→ THE DATA:
[start]

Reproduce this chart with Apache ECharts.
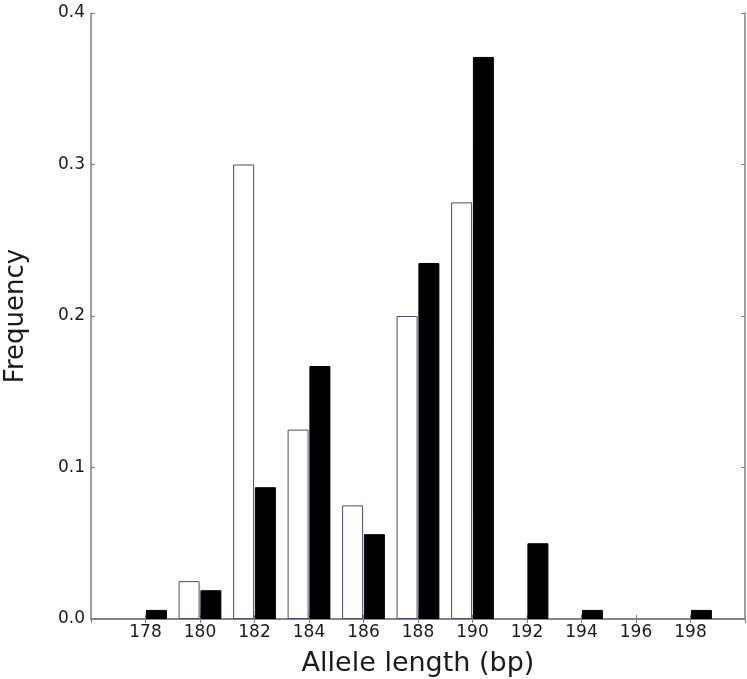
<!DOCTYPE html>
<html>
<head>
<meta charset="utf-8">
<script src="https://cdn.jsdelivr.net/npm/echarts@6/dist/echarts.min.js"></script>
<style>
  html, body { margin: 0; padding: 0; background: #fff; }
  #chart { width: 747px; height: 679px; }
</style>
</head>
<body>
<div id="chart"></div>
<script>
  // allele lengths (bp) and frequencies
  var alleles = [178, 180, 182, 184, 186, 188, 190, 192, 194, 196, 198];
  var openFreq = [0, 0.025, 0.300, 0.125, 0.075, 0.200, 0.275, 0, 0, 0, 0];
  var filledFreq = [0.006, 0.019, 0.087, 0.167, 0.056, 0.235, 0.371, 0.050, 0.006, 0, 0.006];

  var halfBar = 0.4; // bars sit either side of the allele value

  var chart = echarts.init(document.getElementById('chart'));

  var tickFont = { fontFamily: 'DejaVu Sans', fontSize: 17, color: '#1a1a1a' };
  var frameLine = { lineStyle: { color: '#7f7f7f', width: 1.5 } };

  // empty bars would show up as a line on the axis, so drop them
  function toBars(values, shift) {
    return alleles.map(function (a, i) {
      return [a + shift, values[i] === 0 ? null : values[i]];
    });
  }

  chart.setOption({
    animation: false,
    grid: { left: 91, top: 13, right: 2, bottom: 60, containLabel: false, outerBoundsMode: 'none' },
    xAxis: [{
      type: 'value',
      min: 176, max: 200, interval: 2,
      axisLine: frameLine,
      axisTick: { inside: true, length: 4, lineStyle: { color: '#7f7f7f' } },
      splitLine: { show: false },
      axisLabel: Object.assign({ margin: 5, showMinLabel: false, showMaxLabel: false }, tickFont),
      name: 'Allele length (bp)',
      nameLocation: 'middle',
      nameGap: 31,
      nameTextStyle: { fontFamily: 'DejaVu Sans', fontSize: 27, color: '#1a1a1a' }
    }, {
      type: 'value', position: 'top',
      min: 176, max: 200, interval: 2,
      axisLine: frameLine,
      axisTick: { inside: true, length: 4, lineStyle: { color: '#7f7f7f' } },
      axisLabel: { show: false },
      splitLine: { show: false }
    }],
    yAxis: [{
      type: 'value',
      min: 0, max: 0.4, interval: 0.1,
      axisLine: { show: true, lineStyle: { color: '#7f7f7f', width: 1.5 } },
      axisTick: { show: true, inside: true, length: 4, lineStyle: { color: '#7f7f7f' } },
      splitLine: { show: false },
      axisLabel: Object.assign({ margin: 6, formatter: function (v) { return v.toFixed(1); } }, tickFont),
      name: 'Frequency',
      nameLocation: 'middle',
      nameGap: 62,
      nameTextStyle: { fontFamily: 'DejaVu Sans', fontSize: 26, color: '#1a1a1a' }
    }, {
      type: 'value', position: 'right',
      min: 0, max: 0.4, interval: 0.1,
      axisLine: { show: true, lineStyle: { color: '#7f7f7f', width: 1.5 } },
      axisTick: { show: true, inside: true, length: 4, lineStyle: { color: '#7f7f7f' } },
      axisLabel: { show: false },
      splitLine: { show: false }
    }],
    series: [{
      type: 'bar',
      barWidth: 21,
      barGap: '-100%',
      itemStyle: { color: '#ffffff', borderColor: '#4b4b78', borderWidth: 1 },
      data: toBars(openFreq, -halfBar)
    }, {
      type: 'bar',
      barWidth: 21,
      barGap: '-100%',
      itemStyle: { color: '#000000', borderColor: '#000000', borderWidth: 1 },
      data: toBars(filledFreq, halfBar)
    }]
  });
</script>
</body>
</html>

[end]
[start]

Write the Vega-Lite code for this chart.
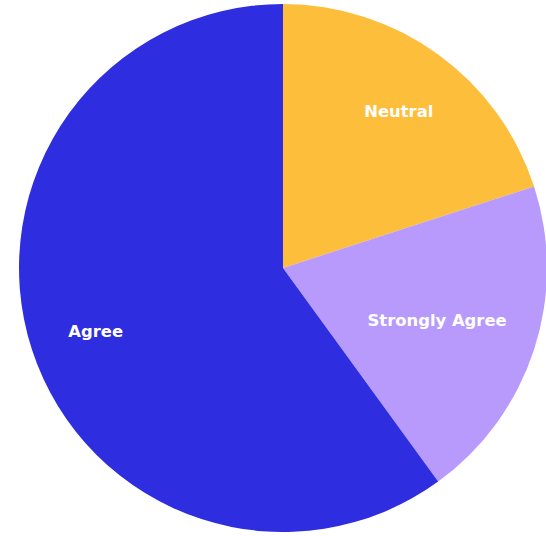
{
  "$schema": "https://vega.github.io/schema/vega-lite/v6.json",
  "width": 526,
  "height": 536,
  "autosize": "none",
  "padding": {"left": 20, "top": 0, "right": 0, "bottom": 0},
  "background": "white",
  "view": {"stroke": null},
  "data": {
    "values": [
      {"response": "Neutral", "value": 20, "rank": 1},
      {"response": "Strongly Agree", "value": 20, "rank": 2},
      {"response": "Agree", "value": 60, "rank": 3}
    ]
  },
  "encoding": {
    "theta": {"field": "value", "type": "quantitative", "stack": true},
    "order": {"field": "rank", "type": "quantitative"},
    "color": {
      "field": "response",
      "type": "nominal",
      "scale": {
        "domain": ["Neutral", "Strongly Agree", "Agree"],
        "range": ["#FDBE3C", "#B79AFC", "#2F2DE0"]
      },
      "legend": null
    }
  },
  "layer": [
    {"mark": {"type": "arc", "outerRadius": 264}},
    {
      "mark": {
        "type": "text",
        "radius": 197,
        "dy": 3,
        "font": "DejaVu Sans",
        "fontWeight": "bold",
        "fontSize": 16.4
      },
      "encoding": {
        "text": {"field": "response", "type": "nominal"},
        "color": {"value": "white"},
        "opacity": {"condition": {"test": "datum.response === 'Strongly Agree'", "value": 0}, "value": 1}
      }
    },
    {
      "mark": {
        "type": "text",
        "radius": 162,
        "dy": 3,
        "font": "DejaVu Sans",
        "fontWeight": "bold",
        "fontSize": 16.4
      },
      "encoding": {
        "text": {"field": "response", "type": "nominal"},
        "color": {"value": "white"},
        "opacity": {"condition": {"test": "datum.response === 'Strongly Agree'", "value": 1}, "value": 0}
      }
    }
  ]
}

[end]
[start]

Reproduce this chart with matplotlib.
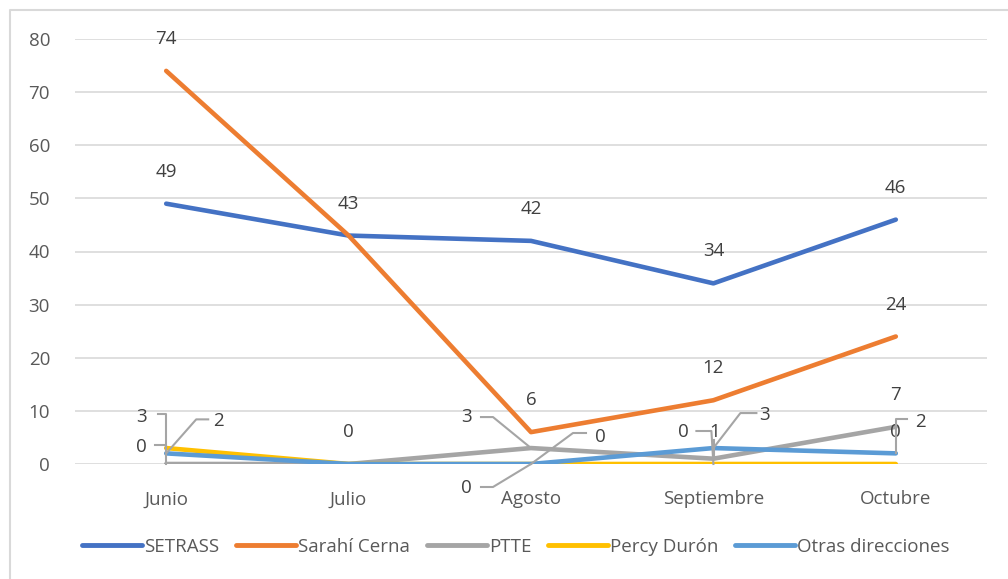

[end]

State the count of lines above containing the string "with", and add nothing to it.

2